All all was left behind to be with him all for the cost of tears, lies, emotional distress and being thousands
of miles away from all I've ever known and love, call me a bit old fashion
but there is a saying where ever love takes you you should follow and so I did I followed my heart and my instincts
to a place where I have no family no friends or know anyone for emotional support or a shoulder to cry on
and sometimes a phone call away doesn't always make it right.
I have learned through my journey and believe that my marriage was based on nothing but lies and broken promises
I think the worse part is not being loved back. I keep asking myself what have I done to deserve such penalty
in my life, as if I haven't suffered enough.
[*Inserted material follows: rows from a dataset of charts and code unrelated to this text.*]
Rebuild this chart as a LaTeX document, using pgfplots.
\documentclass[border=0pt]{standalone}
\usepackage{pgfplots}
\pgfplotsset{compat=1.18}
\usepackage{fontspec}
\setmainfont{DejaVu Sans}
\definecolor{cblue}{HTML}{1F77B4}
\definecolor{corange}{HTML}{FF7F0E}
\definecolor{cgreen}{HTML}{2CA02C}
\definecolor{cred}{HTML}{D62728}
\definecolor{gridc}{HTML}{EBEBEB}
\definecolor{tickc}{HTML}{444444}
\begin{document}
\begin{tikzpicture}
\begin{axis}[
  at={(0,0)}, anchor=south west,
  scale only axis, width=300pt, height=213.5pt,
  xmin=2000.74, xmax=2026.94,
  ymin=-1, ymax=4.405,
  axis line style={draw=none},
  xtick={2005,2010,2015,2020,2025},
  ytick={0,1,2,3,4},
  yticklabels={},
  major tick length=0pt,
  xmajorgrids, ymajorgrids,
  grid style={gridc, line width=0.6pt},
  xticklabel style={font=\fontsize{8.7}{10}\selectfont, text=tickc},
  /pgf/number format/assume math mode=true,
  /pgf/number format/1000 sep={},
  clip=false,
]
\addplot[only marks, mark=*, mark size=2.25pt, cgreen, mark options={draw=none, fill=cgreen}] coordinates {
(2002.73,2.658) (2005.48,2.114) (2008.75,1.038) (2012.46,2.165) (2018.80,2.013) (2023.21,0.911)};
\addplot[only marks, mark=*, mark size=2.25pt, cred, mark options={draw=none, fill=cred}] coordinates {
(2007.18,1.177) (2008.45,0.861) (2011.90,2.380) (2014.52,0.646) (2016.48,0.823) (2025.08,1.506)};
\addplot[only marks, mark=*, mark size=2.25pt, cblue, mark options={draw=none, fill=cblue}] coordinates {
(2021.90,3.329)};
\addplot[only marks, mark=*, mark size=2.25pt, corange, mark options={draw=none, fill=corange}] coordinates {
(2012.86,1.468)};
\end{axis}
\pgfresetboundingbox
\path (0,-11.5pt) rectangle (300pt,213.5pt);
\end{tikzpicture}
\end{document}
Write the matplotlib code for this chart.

I have been a good loving supporting wife and a good friend and I
still am so giving, caring, loving, thoughtful, respectful and trustworthy with so much love to offer.
I have been deceived, lied to, blamed, mistreated, and till this day I still hurt inside but only because
I'm still in this chapter of my life I have cried a river but not even my tears were acknowledge
for all the suffering I have been put through I guess that's what happens when you stop caring and not loved in
return.

In my heart I know I deserve much better and I am a strong woman and I will survive this journey.
The word Marriage or I want to get Married wont be coming out of my lips ever again,
I have had a taste of it and got the worse end of the stick.
Looking back at how it all started we fought so hard to be together to become one as a family
hoping that finally being together would make it all better, boy was I wrong!
To think that the saddest heartbreaking part of it all was being apart from each other and dying to be with one
another! when in reality I believe and perhaps was actually the happiest moment of our time together up until
the plain landed and that's when my journey unloved began but I'm ready to move on and never look back.
For what ever it's/was worth I know in my heart I gave it my best.
So my advice is to always be honest with the one you love from the very beginning don't let it escalate
because the truth will always be known and the damage will only make matters worse and you will
only be causing pain and in a world of pain.